Political Supercessionism

Last spring I attended a conference at the newly established St. Olaf Institute for Freedom and Community, which is dedicated to “free inquiry and meaningful debate of important political and social issues.” The institute invited four professors to talk about religious conflict: a well-known Yale theologian about conflict among world religions; an Evangelical from Wheaton about tensions within Evangelicalism; a Palestinian Lutheran leader about the Israeli-Palestinian conflict; and me about discord and schism in the Lutheran churches. I had high expectations that the Palestinian Lutheran pastor, administrator, and theologian Mitri Raheb would “question easy answers and foster constructive dialogue” about that long-standing Middle East clash in which common ground between contending parties is very rare. As it turned out, his lecture was one of the most alarming that I have experienced in a long academic career.

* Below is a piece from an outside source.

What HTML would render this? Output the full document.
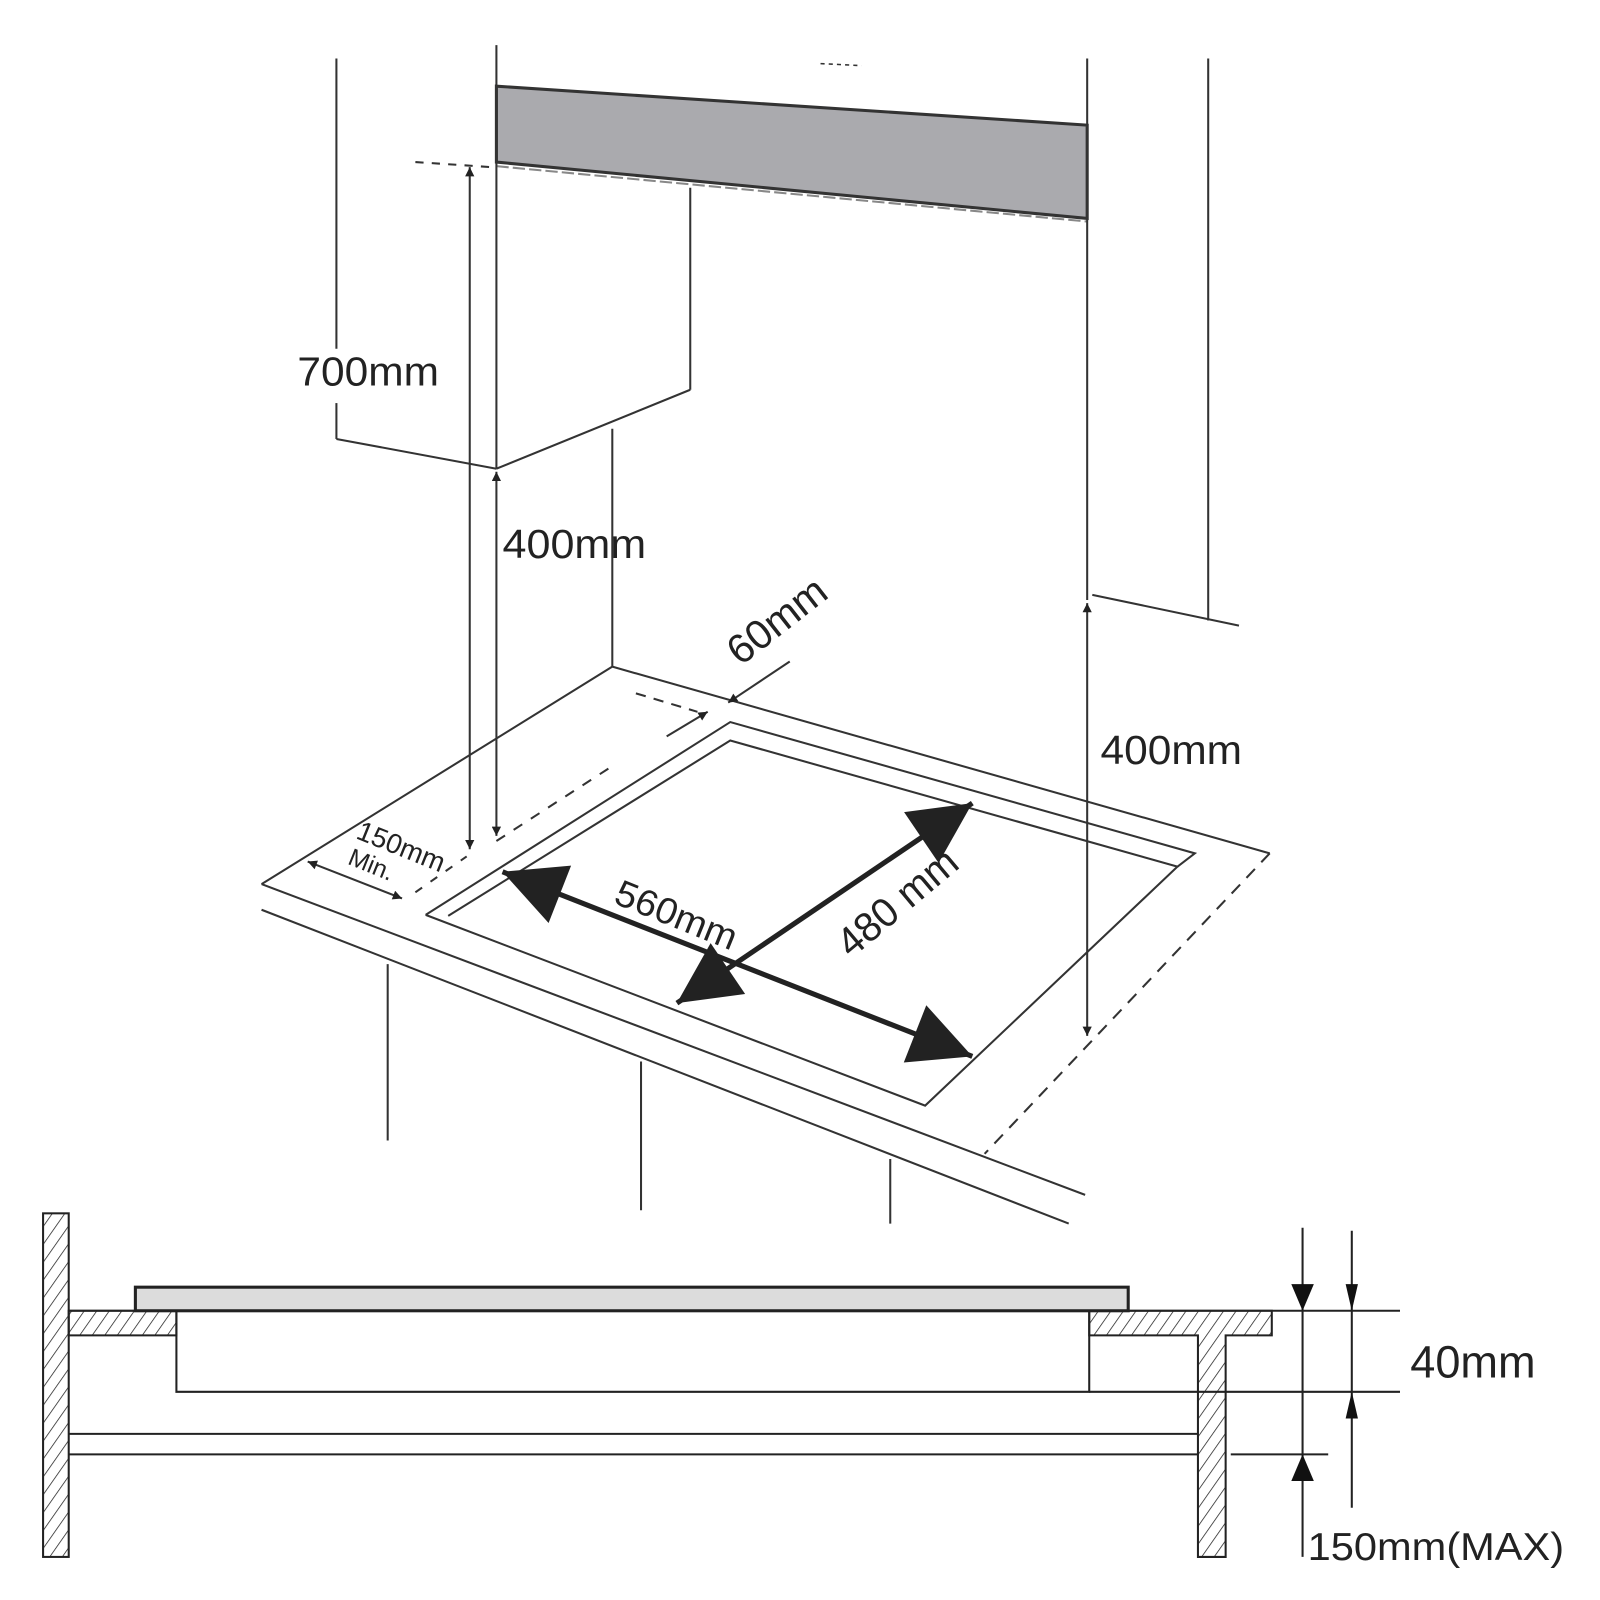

A hint of what was to come preceded the conference itself. When the speakers arrived on a cold April afternoon, I noticed that Raheb was something of a celebrity on campus. Students and faculty gathered to greet him adoringly, partly because his daughter had recently graduated from St. Olaf, but mainly because many students and faculty had visited Israel and the West Bank under his tutelage. They showed up en masse for his lecture.

In the waiting room, the four of us chatted amiably. But then the Yale professor mentioned to Raheb that he had just read a marvelous put-down of Christian Zionism. The two expected the rest of us to nod in affirmation. Being old enough not to care, I mentioned a recent book edited by Gerald McDermott on The New Christian Zionism, in which I had a chapter on Reinhold Niebuhr. I suggested that it represented another view; the room became very silent.